According to the University of Wisconsin – La Crosse Murphy Library Special Collections, which collected images of historical steamboats and digitized the collection, there were four or five boats throughout the era of the river-based steamboat named the Chattanooga.
There are records of at least one sinking in its namesake city.
An article published in the Chattanooga Times on Dec. 17, 1921, noted a score of workers had begun to salvage a boat named the Chattanooga after it “sank at her moorings on the north shore of the Tennessee River” during the night earlier that week. Inspectors had condemned her hull months before.
Before slipping beneath the waters, that Chattanooga cut for herself a history that would not be out of place in a Mark Twain novel.
Before it was rebuilt and renamed the Chattanooga, the boat was named the Megiddo. The missionary ship housed a church congregation as the three-story boat with detailed trim steamed up and down the Ohio and Mississippi rivers, according to University of Wisconsin records.
Built in 1901 for the Megiddo Mission church, it housed about 90 congregants and included a meeting room. The whole boat was painted red, white and blue, according to a history of the church compiled as part of a project by a professor at the University of Rochester, the city where the church ended up.

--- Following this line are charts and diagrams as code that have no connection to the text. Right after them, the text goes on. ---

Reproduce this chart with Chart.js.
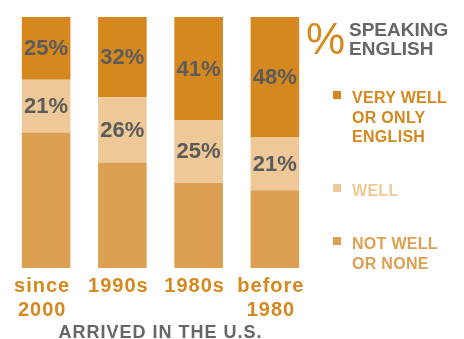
<!DOCTYPE html>
<html><head><meta charset="utf-8">
<script src="https://cdn.jsdelivr.net/npm/chart.js@4/dist/chart.umd.min.js"></script>
<style>
html,body{margin:0;padding:0;background:#fff;}
#wrap{position:relative;width:464px;height:339px;font-family:"Liberation Sans",Arial,sans-serif;overflow:hidden;}
#wrap canvas{position:absolute;left:0;top:0;}
.abs{position:absolute;white-space:nowrap;}
#pct{left:306px;top:17px;font-size:44px;line-height:44px;color:#D4881E;font-weight:normal;}
#ltitle{left:349px;top:19.5px;font-size:19px;line-height:19px;font-weight:bold;color:#666;}
.item{position:absolute;left:333px;}
.sw{position:absolute;left:0;width:8px;height:8px;}
.txt{position:absolute;left:19px;top:0;font-size:16px;line-height:19.5px;font-weight:bold;letter-spacing:0.3px;white-space:nowrap;}
</style></head><body>
<div id="wrap"><canvas id="c" width="464" height="339"></canvas>
<div id="pct" class="abs">%</div>
<div id="ltitle" class="abs">SPEAKING<br>ENGLISH</div>
</div>
<script>
const categories = [["since","2000"], "1990s", "1980s", ["before","1980"]];
const seriesNames = [["NOT WELL","OR NONE"], ["WELL"], ["VERY WELL","OR ONLY","ENGLISH"]];
const notWell  = [54, 42, 34, 31];
const well     = [21, 26, 25, 21];
const veryWell = [25, 32, 41, 48];
const seriesColors = ["#DDA052", "#EEC897", "#D4881E"];
const legendTops = [234, 181, 88];
const FONT = '"Liberation Sans", Arial, sans-serif';

// HTML legend
const wrap = document.getElementById('wrap');
[2,1,0].forEach(i => {
  const d = document.createElement('div');
  d.className = 'item';
  d.style.top = legendTops[i] + 'px';
  const sw = document.createElement('div');
  sw.className = 'sw'; sw.style.background = seriesColors[i]; sw.style.top = '3px';
  const t = document.createElement('div');
  t.className = 'txt'; t.style.color = seriesColors[i];
  t.innerHTML = seriesNames[i].join('<br>');
  d.appendChild(sw); d.appendChild(t);
  wrap.appendChild(d);
});

const spacingPlugin = {
  id: 'spacing',
  beforeDraw(chart) { chart.ctx.letterSpacing = '1px'; }
};
const valueLabels = {
  id: 'valueLabels',
  afterDatasetsDraw(chart) {
    const ctx = chart.ctx;
    ctx.save();
    ctx.letterSpacing = '0px';
    ctx.font = 'bold 22px ' + FONT;
    ctx.fillStyle = '#5B5B5B';
    ctx.textAlign = 'center';
    ctx.textBaseline = 'middle';
    [1, 2].forEach(di => {
      const meta = chart.getDatasetMeta(di);
      const ds = chart.data.datasets[di];
      meta.data.forEach((el, j) => {
        const p = el.getProps(['x', 'y', 'base'], true);
        ctx.fillText(ds.data[j] + '%', p.x, (p.y + p.base) / 2 + 1);
      });
    });
    ctx.restore();
  }
};

new Chart(document.getElementById('c'), {
  type: 'bar',
  data: {
    labels: categories,
    datasets: [
      { label: seriesNames[0].join(' '), data: notWell,  backgroundColor: seriesColors[0] },
      { label: seriesNames[1].join(' '), data: well,     backgroundColor: seriesColors[1] },
      { label: seriesNames[2].join(' '), data: veryWell, backgroundColor: seriesColors[2] }
    ]
  },
  options: {
    responsive: false,
    animation: false,
    events: [],
    datasets: { bar: { barPercentage: 0.637, categoryPercentage: 1, borderWidth: 0 } },
    layout: { padding: { left: 8, right: 151, top: 17, bottom: 0 } },
    plugins: { legend: { display: false }, tooltip: { enabled: false } },
    scales: {
      x: {
        stacked: true,
        grid: { display: false, drawTicks: false },
        border: { display: false },
        ticks: {
          color: '#D4881E',
          font: { family: FONT, size: 20, weight: 'bold', lineHeight: 1.2 },
          padding: 6, labelOffset: -4, maxRotation: 0, autoSkip: false
        },
        title: {
          display: true, text: 'ARRIVED IN THE U.S.', color: '#666666',
          font: { family: FONT, size: 18, weight: 'bold', lineHeight: 1.0 },
          padding: { top: -4, bottom: -3 }
        }
      },
      y: { stacked: true, display: false, min: 0, max: 100 }
    }
  },
  plugins: [spacingPlugin, valueLabels]
});
</script>
</body></html>
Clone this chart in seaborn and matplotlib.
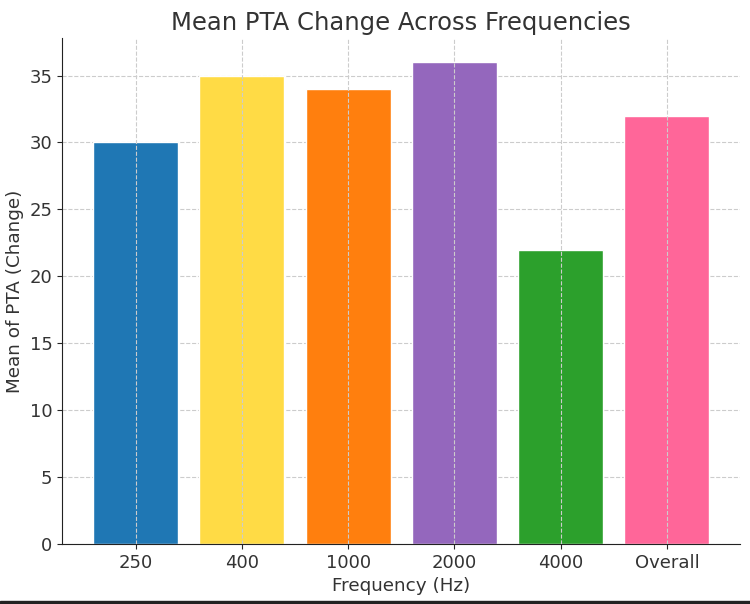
import matplotlib
matplotlib.use("Agg")
import matplotlib.pyplot as plt
import seaborn as sns
import pandas as pd
from matplotlib.patches import Rectangle

# chart data
frequencies = ["250", "400", "1000", "2000", "4000", "Overall"]
mean_change = [30, 35, 34, 36, 22, 32]
bar_colors = ["#1f77b4", "#FFDB45", "#ff7f0e", "#9467bd", "#2ca02c", "#FF6699"]

df = pd.DataFrame({"Frequency": frequencies, "Mean": mean_change})

sns.set_style("ticks")
plt.rcParams["font.family"] = ["DejaVu Sans"]
text_color = "#333333"

fig, ax = plt.subplots(figsize=(7.5, 6.04), dpi=100)
sns.barplot(data=df, x="Frequency", y="Mean", hue="Frequency",
            palette=bar_colors, saturation=1, legend=False, width=0.8, ax=ax)

ax.set_xlim(-0.69, 5.69)
ax.set_ylim(0, 37.8)
ax.set_yticks(range(0, 36, 5))

ax.set_title("Mean PTA Change Across Frequencies", fontsize=17.5, color=text_color)
ax.set_xlabel("Frequency (Hz)", fontsize=13.2, color=text_color)
ax.set_ylabel("Mean of PTA (Change)", fontsize=13.2, color=text_color)
ax.tick_params(labelsize=13, labelcolor=text_color)

ax.grid(True, linestyle="--", color="#cccccc", linewidth=0.8)
ax.set_axisbelow(True)
# vertical grid lines sit on top of the bars in the reference
ax.xaxis.set_zorder(2.5)

sns.despine(ax=ax)
for s in ["left", "bottom"]:
    ax.spines[s].set_color("#222222")

fig.subplots_adjust(left=0.083, right=0.987, top=0.937, bottom=0.099)

# dark strip along the bottom edge of the picture
fig.add_artist(Rectangle((0, 0), 1, 0.005, transform=fig.transFigure,
                         color="#222222", zorder=10))

fig.savefig("out.png", dpi=100)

By 1904, the boat became the Chattanooga and began making regular trips to and from the city.
Currently, it is unclear exactly who owns the remains of the boat at the bottom of the Tennessee. If it is the USS Chattanooga, says Kim Schofinski, a spokesperson at Tennessee Division of Archeology, then the U.S. military owns the vessel. If the vessel was sold or otherwise not in military control when it was abandoned, then it falls under the state’s control, she said.
Tennessee state law, Schofinski added, prohibits destruction, defacement or disturbance of archeological sites. Additional laws kick into play if the site contains human remains.
In 2019, for instance, Alabama made an admiralty claim for the former slave schooner Clotilda, the last ship to bring enslaved people from Africa at a time when it was illegal to do so. The state said it was doing so to recover any potential artifacts taken from the wreck.
Finding a ship in the middle of a city is somewhat unusual: “unexpected discoveries do occur throughout the state and are more likely to occur on private property in newly developing areas,” Schofinski wrote in an email.
Humans have long settled in Chattanooga along the river. Before the railroad, the city served as a river port, which led to its economic boom.
Diver John Scruggs tells people if they want to learn the city’s history, look to the bottom of its river.
Though people spend hundreds of dollars to dive in the turquoise waters of Florida’s panhandle, Scruggs said he once tried diving the river and found it a “wild and woolly” body of water. He has dived in it for decades since.
The current runs at a good clip and divers can only see about a foot and a half to 3 feet in front of them because of the algae in the water, Scruggs said, making it difficult to keep track of a dive buddy. Plus, there are typically snags and unseen hazards.
Barges still make their way up and down the river and recreational boaters often don’t recognize dive flags on the Tennessee, Scruggs said.
Scruggs, a history buff who dove to the Civil War-era ironclad USS Monitor as a research diver for the National Oceanic and Atmospheric Administration, has also collected information about the remains of the steamboat.
Besides the boat, there are other things in the river that tell other stories about the area, Scruggs said: the foundations of the bridge the Union army built across the river, the glass bottles used by a brewer who, when prohibition took hold, switched to nonalcoholic beer.
“They disposed of their waste there — y’know garbage — out of sight, out of mind back then. … There’s a lot of historical stuff there,” Scruggs said.